• [The task]:
Using the listing below, output only the lines from the one that contains "Reproduce this chart with D3.js." through the one that contains "1) / categories.length]);", inclusive, exactly as given and without images.

══ Data lines

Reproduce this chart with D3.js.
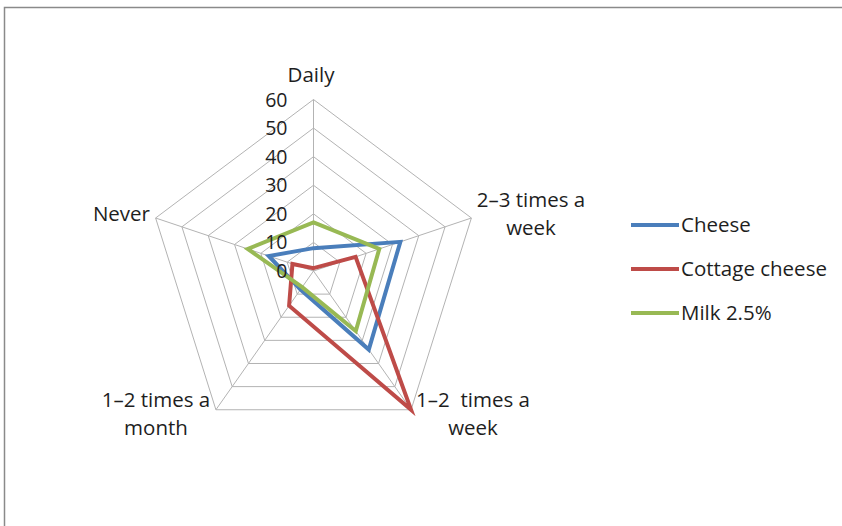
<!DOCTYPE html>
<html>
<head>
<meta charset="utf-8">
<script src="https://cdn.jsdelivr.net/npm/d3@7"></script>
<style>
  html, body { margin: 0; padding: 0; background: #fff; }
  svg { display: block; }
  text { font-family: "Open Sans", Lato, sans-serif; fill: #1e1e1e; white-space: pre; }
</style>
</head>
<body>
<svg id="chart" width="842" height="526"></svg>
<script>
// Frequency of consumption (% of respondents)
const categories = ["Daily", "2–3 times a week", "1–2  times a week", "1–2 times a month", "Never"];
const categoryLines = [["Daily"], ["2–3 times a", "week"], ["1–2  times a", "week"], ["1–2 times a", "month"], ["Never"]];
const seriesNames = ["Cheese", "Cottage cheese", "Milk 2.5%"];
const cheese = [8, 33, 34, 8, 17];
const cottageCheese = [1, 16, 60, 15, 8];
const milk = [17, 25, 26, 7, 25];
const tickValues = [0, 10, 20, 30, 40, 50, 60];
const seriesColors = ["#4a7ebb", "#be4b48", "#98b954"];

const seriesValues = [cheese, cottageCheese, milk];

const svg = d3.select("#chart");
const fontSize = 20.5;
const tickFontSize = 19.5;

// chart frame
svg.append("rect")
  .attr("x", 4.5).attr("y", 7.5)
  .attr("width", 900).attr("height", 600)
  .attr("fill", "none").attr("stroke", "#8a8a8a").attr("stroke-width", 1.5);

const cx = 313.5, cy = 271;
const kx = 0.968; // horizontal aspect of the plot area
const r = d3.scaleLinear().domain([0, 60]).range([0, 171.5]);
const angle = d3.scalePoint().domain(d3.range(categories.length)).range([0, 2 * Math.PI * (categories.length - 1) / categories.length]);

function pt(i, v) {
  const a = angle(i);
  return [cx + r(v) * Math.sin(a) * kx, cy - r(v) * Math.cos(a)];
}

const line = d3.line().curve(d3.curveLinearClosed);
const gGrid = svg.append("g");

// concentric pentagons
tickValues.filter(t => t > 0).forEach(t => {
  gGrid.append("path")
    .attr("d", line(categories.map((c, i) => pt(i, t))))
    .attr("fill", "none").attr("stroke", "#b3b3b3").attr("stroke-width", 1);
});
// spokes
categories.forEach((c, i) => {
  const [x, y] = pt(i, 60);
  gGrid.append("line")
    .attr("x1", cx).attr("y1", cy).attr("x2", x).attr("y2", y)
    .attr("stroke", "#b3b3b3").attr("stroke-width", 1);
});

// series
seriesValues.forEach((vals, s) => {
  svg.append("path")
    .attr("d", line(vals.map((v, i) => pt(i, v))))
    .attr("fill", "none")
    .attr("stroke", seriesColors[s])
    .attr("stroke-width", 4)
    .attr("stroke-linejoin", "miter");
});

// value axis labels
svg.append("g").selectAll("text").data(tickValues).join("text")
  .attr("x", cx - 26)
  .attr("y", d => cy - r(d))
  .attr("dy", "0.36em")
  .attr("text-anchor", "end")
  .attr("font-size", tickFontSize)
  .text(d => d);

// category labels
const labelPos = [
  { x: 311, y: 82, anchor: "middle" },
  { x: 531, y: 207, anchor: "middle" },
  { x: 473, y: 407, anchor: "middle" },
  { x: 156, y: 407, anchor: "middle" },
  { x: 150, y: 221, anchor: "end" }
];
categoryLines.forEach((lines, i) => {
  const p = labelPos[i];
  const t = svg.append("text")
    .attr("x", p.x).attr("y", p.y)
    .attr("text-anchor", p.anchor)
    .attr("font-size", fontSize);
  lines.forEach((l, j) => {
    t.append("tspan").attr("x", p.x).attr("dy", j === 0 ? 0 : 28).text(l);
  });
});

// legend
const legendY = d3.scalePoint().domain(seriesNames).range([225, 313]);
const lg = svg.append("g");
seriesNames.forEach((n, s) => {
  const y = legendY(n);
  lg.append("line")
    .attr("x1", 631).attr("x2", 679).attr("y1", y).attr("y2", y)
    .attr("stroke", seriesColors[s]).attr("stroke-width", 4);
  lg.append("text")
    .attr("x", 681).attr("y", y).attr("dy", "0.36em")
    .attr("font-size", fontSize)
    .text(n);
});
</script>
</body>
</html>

════
══ Data lines

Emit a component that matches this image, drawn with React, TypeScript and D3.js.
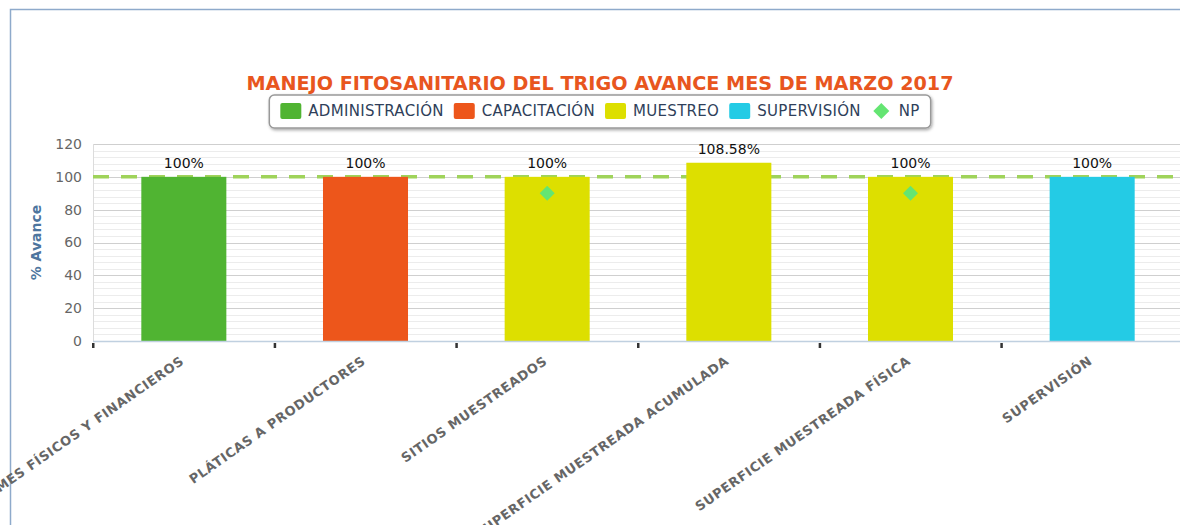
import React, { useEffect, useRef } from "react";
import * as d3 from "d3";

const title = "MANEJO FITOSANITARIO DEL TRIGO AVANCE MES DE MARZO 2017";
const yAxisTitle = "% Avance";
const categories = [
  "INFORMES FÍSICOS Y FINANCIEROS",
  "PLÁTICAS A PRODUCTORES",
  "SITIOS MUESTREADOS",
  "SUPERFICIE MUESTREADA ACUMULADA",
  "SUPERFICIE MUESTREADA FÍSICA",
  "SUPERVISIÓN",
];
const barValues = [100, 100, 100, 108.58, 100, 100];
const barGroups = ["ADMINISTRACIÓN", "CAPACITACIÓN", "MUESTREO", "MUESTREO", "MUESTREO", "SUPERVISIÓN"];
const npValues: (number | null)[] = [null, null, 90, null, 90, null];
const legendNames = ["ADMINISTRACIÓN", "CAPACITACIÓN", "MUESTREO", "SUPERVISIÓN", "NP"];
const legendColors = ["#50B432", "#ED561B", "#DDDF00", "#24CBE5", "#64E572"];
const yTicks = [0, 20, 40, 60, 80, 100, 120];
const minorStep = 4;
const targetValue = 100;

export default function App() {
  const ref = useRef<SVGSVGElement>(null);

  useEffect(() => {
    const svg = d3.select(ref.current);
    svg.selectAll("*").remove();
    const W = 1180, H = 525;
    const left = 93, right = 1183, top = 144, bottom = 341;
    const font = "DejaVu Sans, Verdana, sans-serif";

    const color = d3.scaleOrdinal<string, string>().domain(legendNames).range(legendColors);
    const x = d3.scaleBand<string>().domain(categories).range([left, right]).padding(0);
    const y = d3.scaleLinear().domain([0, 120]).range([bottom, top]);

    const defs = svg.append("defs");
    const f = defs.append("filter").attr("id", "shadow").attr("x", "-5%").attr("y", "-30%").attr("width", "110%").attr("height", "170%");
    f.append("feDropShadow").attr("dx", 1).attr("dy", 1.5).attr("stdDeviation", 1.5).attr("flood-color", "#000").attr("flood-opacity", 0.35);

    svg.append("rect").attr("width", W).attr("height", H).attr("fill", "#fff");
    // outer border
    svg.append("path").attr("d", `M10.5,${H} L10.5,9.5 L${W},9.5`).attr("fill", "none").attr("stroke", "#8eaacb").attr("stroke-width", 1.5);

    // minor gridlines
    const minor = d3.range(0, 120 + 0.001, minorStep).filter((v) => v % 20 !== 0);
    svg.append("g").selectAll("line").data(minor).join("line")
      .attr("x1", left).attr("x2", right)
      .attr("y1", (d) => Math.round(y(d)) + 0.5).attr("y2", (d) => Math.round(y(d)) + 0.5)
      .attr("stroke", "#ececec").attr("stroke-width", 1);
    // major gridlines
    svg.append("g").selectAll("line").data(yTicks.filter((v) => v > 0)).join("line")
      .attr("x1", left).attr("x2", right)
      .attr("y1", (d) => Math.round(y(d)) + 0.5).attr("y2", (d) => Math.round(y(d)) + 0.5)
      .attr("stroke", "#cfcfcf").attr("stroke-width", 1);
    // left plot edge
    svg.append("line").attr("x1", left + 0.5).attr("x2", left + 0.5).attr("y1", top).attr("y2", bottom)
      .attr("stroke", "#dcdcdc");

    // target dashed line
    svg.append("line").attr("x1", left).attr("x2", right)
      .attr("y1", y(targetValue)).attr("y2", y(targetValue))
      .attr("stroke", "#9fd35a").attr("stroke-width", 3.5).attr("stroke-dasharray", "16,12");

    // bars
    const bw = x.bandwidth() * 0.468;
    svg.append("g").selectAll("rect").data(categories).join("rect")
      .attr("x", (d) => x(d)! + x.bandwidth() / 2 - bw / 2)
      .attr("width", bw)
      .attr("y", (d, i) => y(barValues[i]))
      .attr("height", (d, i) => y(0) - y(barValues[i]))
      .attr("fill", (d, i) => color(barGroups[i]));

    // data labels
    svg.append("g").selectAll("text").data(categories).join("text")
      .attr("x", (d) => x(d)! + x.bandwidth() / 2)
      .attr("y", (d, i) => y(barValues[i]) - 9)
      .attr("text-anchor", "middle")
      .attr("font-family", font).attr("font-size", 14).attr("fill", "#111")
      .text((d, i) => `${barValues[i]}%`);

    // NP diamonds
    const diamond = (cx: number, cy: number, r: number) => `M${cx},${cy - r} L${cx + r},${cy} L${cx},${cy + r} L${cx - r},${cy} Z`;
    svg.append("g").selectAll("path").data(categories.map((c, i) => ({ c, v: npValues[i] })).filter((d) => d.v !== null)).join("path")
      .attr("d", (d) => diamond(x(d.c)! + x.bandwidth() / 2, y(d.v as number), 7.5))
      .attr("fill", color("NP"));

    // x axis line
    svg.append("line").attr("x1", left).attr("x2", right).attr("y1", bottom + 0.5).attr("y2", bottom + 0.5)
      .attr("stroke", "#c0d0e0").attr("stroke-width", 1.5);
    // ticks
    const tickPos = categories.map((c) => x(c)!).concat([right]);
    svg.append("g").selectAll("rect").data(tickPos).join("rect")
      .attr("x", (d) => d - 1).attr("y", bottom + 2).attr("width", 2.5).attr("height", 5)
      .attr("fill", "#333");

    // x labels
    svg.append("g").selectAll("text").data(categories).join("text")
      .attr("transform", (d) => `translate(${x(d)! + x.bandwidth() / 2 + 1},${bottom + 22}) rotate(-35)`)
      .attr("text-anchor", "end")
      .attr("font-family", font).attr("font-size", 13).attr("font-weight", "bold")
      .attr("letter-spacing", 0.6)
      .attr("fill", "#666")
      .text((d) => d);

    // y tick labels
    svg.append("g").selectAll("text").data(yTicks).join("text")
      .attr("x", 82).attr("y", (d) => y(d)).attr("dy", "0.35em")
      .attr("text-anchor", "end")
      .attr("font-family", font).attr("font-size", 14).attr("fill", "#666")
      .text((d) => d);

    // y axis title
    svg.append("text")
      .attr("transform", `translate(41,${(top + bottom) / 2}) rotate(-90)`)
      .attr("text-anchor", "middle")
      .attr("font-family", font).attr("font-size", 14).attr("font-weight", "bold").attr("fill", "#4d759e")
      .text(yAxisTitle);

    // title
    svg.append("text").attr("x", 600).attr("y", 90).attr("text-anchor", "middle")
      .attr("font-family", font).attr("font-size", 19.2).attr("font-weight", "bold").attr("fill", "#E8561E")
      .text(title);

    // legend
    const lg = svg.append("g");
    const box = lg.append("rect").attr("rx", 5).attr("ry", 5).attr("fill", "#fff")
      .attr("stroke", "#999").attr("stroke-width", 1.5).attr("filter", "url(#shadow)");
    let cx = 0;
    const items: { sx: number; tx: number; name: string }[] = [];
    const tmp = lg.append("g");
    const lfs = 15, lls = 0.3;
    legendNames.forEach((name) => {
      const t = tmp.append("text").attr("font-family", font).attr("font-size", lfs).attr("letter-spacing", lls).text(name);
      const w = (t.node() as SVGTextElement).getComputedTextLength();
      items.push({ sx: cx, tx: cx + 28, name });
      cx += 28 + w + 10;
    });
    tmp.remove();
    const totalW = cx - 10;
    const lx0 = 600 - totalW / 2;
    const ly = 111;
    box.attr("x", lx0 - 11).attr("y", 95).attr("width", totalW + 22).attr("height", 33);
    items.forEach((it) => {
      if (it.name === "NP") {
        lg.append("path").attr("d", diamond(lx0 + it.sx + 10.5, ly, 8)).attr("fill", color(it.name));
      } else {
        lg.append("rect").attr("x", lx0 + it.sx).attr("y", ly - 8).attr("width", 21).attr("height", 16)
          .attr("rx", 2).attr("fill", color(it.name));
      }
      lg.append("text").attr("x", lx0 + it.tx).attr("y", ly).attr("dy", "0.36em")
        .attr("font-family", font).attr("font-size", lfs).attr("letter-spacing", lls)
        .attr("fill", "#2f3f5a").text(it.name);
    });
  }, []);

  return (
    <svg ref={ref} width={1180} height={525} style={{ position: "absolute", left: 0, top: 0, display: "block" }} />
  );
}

════

• [Result of the exercise]:
Reproduce this chart with D3.js.
<!DOCTYPE html>
<html>
<head>
<meta charset="utf-8">
<script src="https://cdn.jsdelivr.net/npm/d3@7"></script>
<style>
  html, body { margin: 0; padding: 0; background: #fff; }
  svg { display: block; }
  text { font-family: "Open Sans", Lato, sans-serif; fill: #1e1e1e; white-space: pre; }
</style>
</head>
<body>
<svg id="chart" width="842" height="526"></svg>
<script>
// Frequency of consumption (% of respondents)
const categories = ["Daily", "2–3 times a week", "1–2  times a week", "1–2 times a month", "Never"];
const categoryLines = [["Daily"], ["2–3 times a", "week"], ["1–2  times a", "week"], ["1–2 times a", "month"], ["Never"]];
const seriesNames = ["Cheese", "Cottage cheese", "Milk 2.5%"];
const cheese = [8, 33, 34, 8, 17];
const cottageCheese = [1, 16, 60, 15, 8];
const milk = [17, 25, 26, 7, 25];
const tickValues = [0, 10, 20, 30, 40, 50, 60];
const seriesColors = ["#4a7ebb", "#be4b48", "#98b954"];

const seriesValues = [cheese, cottageCheese, milk];

const svg = d3.select("#chart");
const fontSize = 20.5;
const tickFontSize = 19.5;

// chart frame
svg.append("rect")
  .attr("x", 4.5).attr("y", 7.5)
  .attr("width", 900).attr("height", 600)
  .attr("fill", "none").attr("stroke", "#8a8a8a").attr("stroke-width", 1.5);

const cx = 313.5, cy = 271;
const kx = 0.968; // horizontal aspect of the plot area
const r = d3.scaleLinear().domain([0, 60]).range([0, 171.5]);
const angle = d3.scalePoint().domain(d3.range(categories.length)).range([0, 2 * Math.PI * (categories.length - 1) / categories.length]);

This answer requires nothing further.